Calling all ye literature lovers
When you get tired of whooping it up in the pubs, you might want to imbibe a bit of high culture. Head out to Rottingdean nearby — plenty of buses plying — and take a look at Rudyard Kipling’s home. If the outdoors is what does it for you, take a swing around the Kipling Gardens. And you could visit the chapel where William Blake prayed. And for the less temporally inclined, you can get some pretty nifty sandwiches in the tearooms of Rottingdean.
Punch of Prejudice
But unto each cosmopolitan paradise, some rain must fall. At an Italian café-cum-restaurant, my husband and I and our ever voracious children had ordered up a storm, among which was a plate of pork chops and roast beef. This led to enormous consternation from an old biddy sitting nearby who gesticulated at us wildly, pointing to my husband’s beard.
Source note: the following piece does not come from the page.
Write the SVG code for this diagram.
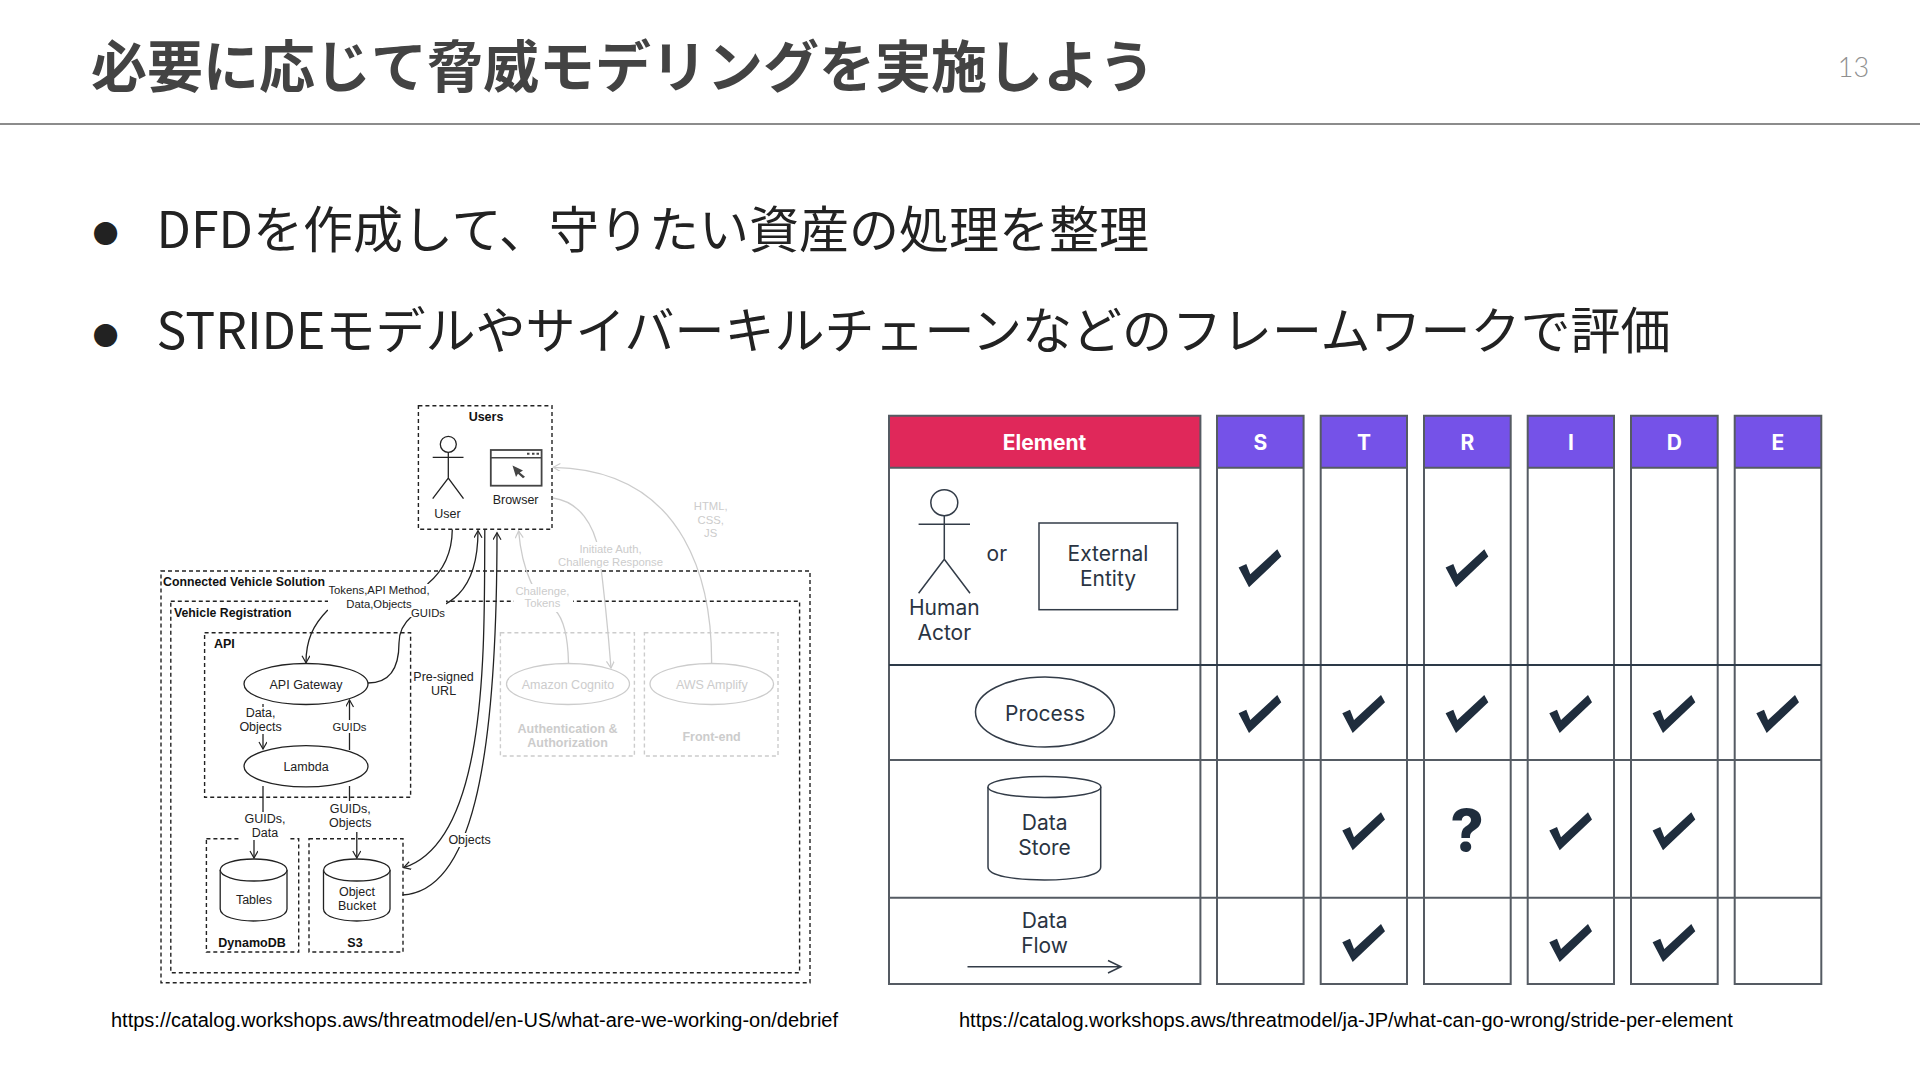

When we realised that she was not having a seizure of some sort, we deduced that she was telling us that Muslims are not permitted pork. She subsided only after my son, in the true polite fashion of young people today, told her to mind her own business. Ah, yes prejudice is alive and well, even in this mecca of accommodation.
And this is what makes Brighton so attractive and unpretentious. You can be yourself, let it all hang out and believe, just for a few days, that life really is one big party.